*Problem to work on*.
Retype exactly the lines from the first one through the line with "feriti_pct = [71.9, 20.0, 7.3, 0.7]", including both ends; skip any pictures.

*Collected data*.
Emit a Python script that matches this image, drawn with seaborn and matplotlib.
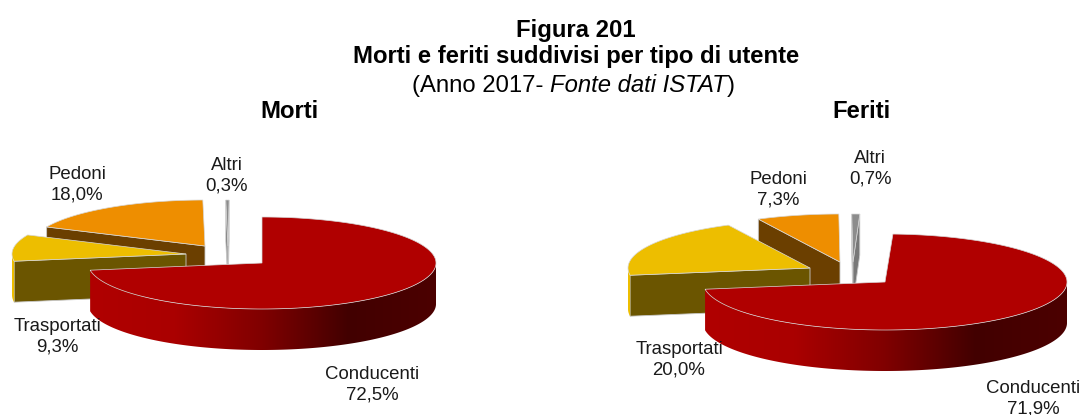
#!/usr/bin/env python3
"""Two exploded pseudo-3D pies: morti e feriti per tipo di utente (ISTAT 2017)."""
import numpy as np
import matplotlib
matplotlib.use("Agg")
import matplotlib.pyplot as plt
from matplotlib.patches import Polygon
import seaborn as sns

# data
labels = ["Conducenti", "Trasportati", "Pedoni", "Altri"]
morti_pct = [72.5, 9.3, 18.0, 0.3]
feriti_pct = [71.9, 20.0, 7.3, 0.7]

# colours
top_colors = ["#b00000", "#edbe00", "#ee8e00", "#8c8c8c"]
face_colors = ["#800000", "#6b5500", "#6b3f00", "#787878"]
rim_stops = ["#b00000", "#aa0000", "#800000", "#420000", "#4c0000"]

# layout in figure pixels
morti_apex = [(262, 263), (186, 254), (205, 246), (228, 246)]
feriti_apex = [(885, 282), (810, 268), (840, 262), (853, 262)]
morti_label_xy = [(372, 385), (57, 337), (77, 185), (227, 176)]
feriti_label_xy = [(1033, 399), (679, 360), (778, 190), (870, 169)]

sns.set_theme(style="white")
plt.rcParams["font.family"] = ["Liberation Sans", "DejaVu Sans"]


def rim_xy(apex, theta, rx, ry):
    """Point on the ellipse, theta in degrees clockwise from 12 o'clock."""
    t = np.radians(theta)
    return apex[0] + rx * np.sin(t), apex[1] - ry * np.cos(t)


def draw_pie(ax, values, apexes, start, rx, ry, depth, label_xy):
    angles = np.cumsum([0] + list(values)) * 3.6 + start
    ramp = np.array(sns.blend_palette(rim_stops, n_colors=256))[None, :, :]
    left, right = apexes[0][0] - rx, apexes[0][0] + rx

    # back slices first, Conducenti goes on top
    for i in reversed(range(len(values))):
        a0, a1 = angles[i], angles[i + 1]
        apex = apexes[i]
        z = 5 - i
        theta = np.linspace(a0, a1, max(int((a1 - a0) * 2), 4))
        xs, ys = rim_xy(apex, theta, rx, ry)

        # cut faces that look towards the viewer
        for ang, visible in ((a0, np.sin(np.radians(a0)) < 0), (a1, np.sin(np.radians(a1)) > 0)):
            if visible:
                x, y = rim_xy(apex, ang, rx, ry)
                ax.fill([apex[0], x, x, apex[0]],
                        [apex[1], y, y + depth, apex[1] + depth],
                        color=face_colors[i], ec="#c9c9c9", lw=0.6, zorder=z)

        # outer wall, only the front half of the ellipse
        front = theta[(theta >= 90) & (theta <= 270)]
        if len(front) > 1:
            fx, fy = rim_xy(apex, front, rx, ry)
            wall = np.c_[np.r_[fx, fx[::-1]], np.r_[fy, fy[::-1] + depth]]
            if i == 0:
                patch = Polygon(wall, closed=True, transform=ax.transData)
                im = ax.imshow(ramp, extent=(left, right, apex[1] + ry + depth + 5, apex[1] - 5),
                               aspect="auto", interpolation="bilinear", zorder=z)
                im.set_clip_path(patch)
            else:
                ax.fill(wall[:, 0], wall[:, 1], color=top_colors[i], lw=0, zorder=z)

        # top of the slice
        ax.fill(np.r_[apex[0], xs], np.r_[apex[1], ys], color=top_colors[i],
                ec="#d8d8d8", lw=0.5, zorder=z + 0.5)

        txt = f"{labels[i]}\n{values[i]:.1f}%".replace(".", ",")
        ax.text(*label_xy[i], txt, ha="center", va="center", fontsize=13.4,
                color="#1a1a1a", linespacing=1.24, zorder=10)


fig = plt.figure(figsize=(10.83, 4.15), dpi=100)
ax = fig.add_axes([0, 0, 1, 1])

draw_pie(ax, morti_pct, morti_apex, 0, 174, 46, 41, morti_label_xy)
draw_pie(ax, feriti_pct, feriti_apex, 2.5, 182, 48, 41, feriti_label_xy)

# imshow touches the limits, so set them last
ax.set_xlim(0, 1083)
ax.set_ylim(415, 0)
ax.axis("off")

# titles
ax.text(576, 30, "Figura 201", ha="center", va="center", fontsize=17.2, fontweight="bold", color="black")
ax.text(576, 56.5, "Morti e feriti suddivisi per tipo di utente", ha="center", va="center",
        fontsize=17.2, fontweight="bold", color="black")
t1 = ax.text(412, 92, "(Anno 2017- ", ha="left", va="baseline", fontsize=17.2, color="black")
t2 = ax.annotate("Fonte dati ISTAT", xy=(1, 0), xycoords=t1, va="bottom", ha="left",
                 fontsize=17.2, fontstyle="italic", color="black")
ax.annotate(")", xy=(1, 0), xycoords=t2, va="bottom", ha="left", fontsize=17.2, color="black")
ax.text(289, 111, "Morti", ha="center", va="center", fontsize=17.2, fontweight="bold", color="black")
ax.text(861, 111, "Feriti", ha="center", va="center", fontsize=17.2, fontweight="bold", color="black")

fig.savefig("out.png", dpi=100, facecolor="white")
plt.close(fig)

*Full answer*.
Emit a Python script that matches this image, drawn with seaborn and matplotlib.
#!/usr/bin/env python3
"""Two exploded pseudo-3D pies: morti e feriti per tipo di utente (ISTAT 2017)."""
import numpy as np
import matplotlib
matplotlib.use("Agg")
import matplotlib.pyplot as plt
from matplotlib.patches import Polygon
import seaborn as sns

# data
labels = ["Conducenti", "Trasportati", "Pedoni", "Altri"]
morti_pct = [72.5, 9.3, 18.0, 0.3]
feriti_pct = [71.9, 20.0, 7.3, 0.7]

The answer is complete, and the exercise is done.